Leahy Named A Conferee On Wall Street Reform Bill

...Derivatives And Credit Card Reforms Take Center Stage

WASHINGTON – Senate leaders have appointed U.S. Senator Patrick Leahy (D-Vt.) as one of the 12 Senate conferees who will negotiate the final form of the landmark financial reform legislation that now has passed the Senate and the House in different forms.  The conferees will meet in June.

The Senate conferees – seven Democratic senators and five Republican senators – are senior members on either the Banking or Agriculture Committees.  From the Agriculture Committee, Leahy -- the panel’s most senior member of either party -- joins Democratic conferees Sen. Blanche Lincoln (D-Ark.), the committee’s current chair; Sen. Tom Harkin (D-Iowa); and Republican Sen. Saxby Chambliss (R-Ga.).  The Banking Committee’s delegation on the conference is led by Sen. Chris Dodd (D-Conn.), the panel’s chairman, joined by Democrats Tim Johnson (S.D.), Jack Reed (R.I.), and Charles Schumer (N.Y.), and Republicans Richard Shelby (R-Ala.), Mike Crapo (R-Idaho), Bob Corker (R-Tenn.), and Judd Gregg (R-N.H.).

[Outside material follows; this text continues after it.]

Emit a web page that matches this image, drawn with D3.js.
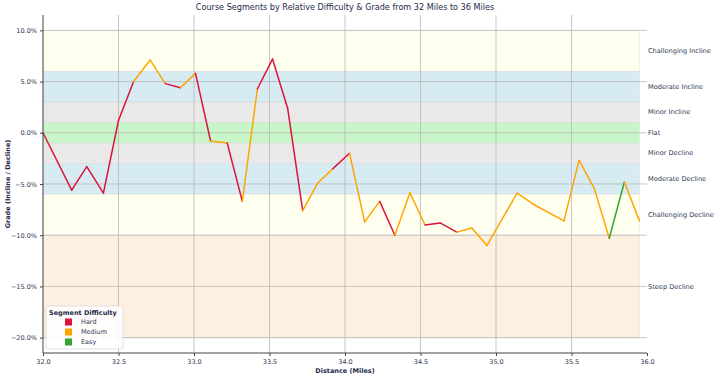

A key issue to be resolved by the conferees is oversight and regulation of financial derivatives – investment contracts that are not based on actual assets or commodities, but which instead “derive” their value from market indexes such as foreign exchange rates or from traditional securities like stocks, or even insurance policies.  Trading in derivatives, using increasingly complicated formulas, has exploded on Wall Street, reaching into the trillions of dollars, and playing a central role in the near-collapse of the economy in 2008.  Leahy voted for the Senate Agriculture Committee’s plan, sponsored by the panel’s chair, Sen. Blanche Lincoln (D-Ark.), to begin regulating derivatives, and especially their use by the banks that businesses and consumers rely on for the security of their savings and investments. The reforms include a narrow end-user exemption to allow legitimate commercial interests, such as electric cooperatives and heating oil dealers, to continue hedging their business risks.

Leahy said the derivatives reforms in the Senate bill “would finally bring the $600 trillion derivatives market out of the dark and into the light of day, ending the days of backroom deals that put our entire economy at risk.”  He said the bill “will stop Wall Street traders from artificially driving up prices of heating oil, gasoline, diesel fuel and other commodities through unchecked speculation.  If this crisis has taught us anything, it is that the look-the-other way, hands-off deregulatory policies that were in vogue in recent times can jeopardize not only private investments, but our entire economy.”

Another provision that is expected to draw special interest opposition in conference is an amendment that Leahy supported to protect small businesses from complicated predatory rules that big credit card companies impose on grocers and other commercial outlets in Vermont and other states.  The Durbin Amendment would ensure that a small business would be able to advertise a discount for paying cash, or for using one card instead of another.  “I do not want Vermonters to pay more for a gallon of milk just because the big credit card companies are demanding a high fee on small transactions and are not allowing the grocer to ask for cash instead of credit,” said Leahy.